The International Monetary Fund will not renew its financial support for Moldova until after the March 22 elections. The Fund’s decision, while not unexpected, underscores Moldova’s uncertain economic prospects in 1998, as well as the strains plaguing the country’s external finances.
The Fund’s decision, announced by IMF Resident Representative Mark Horton on February 11 (Infotag, February 11) comes at a particularly sensitive time in Moldova’s transition. According to Ministry of Finance data, the Moldovan economy actually grew (by 1 percent) in 1997, making last year the first of economic growth since independence. This tenuous growth (other government agencies report that GDP in 1997 declined by up to 5 percent) occurred largely without the benefit of the IMF’s $185 million three-year extended funding facility (EFF) approved for Moldova in 1996. Only three quarterly EFF tranches totaling $52 million have been disbursed since then, however, largely because Moldovan fiscal policy last year deviated widely from targets agreed upon with the Fund. The central budget in 1997 was in deficit to the tune of 7.7 percent of GDP, well above the 4.5 percent target agreed upon with the IMF. EFF disbursements were halted in July 1997 and are now unlikely to be renewed until Spring.

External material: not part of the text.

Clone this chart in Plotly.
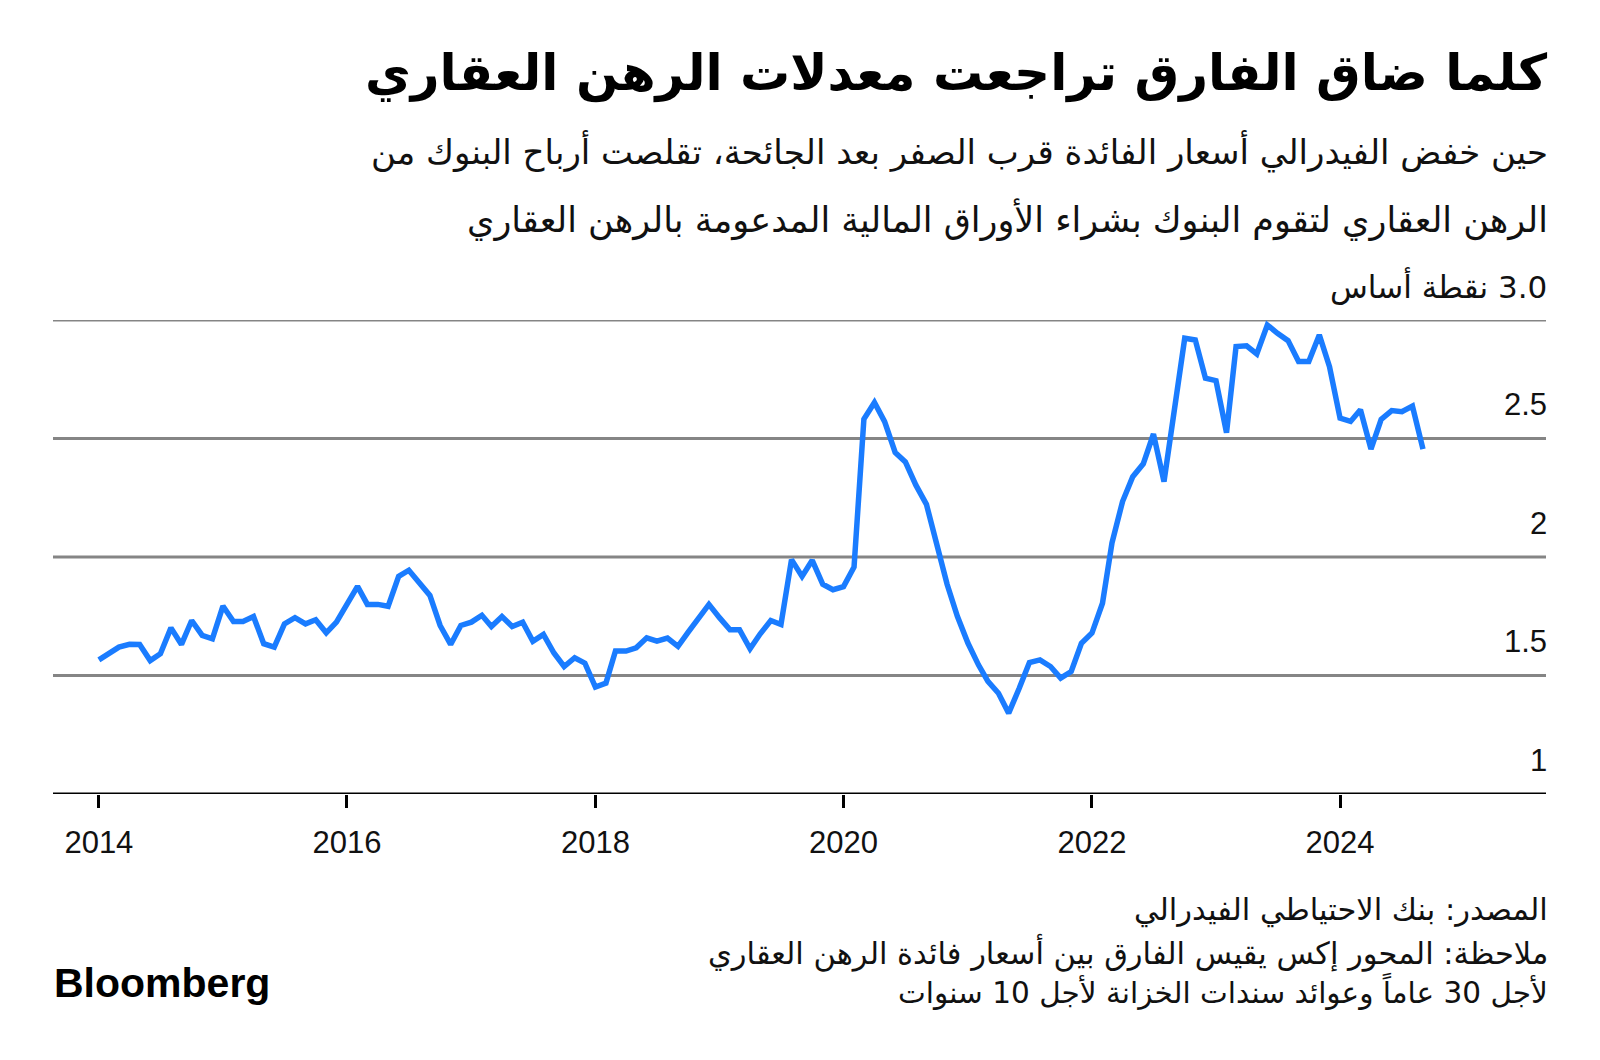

The IMF’s decision could also focus attention on Moldova’s shaky external finances. The rapid growth in the fiscal deficit in 1997 meant that Moldova’s gross foreign debt increased by 25 percent, to $1.33 billion, in 1997, a sum equal to two thirds of the country’s GDP and double the country’s fiscal income. The Moldovan government has incurred $709 million in debt to international financial institutions and Western governments; the National Bank is in debt to the International Monetary Fund to the tune of $230 million; private-sector debts with government guarantees amount to a further $69 million; while the government and the Moldovagaz company are $308 million in debt to Russia’s Gazprom parastatal (a figure that does not include the $200 million owed to Gazprom by the Trans-Dniester Region). Just servicing the interest on Moldova’s national debt will absorb one fourth of the state budget during 1998-2000. (Itar-Tass, February 13, 15)
As in neighboring Ukraine, prospects for economic reform and growth in Moldova hinge on the outcome of struggles between a relatively reformist president (Petru Lucinschi) and a parliament in which anti-market, leftist elements are strongly represented. The elections this spring could therefore be highly significant for the economic outlook in the Western CIS.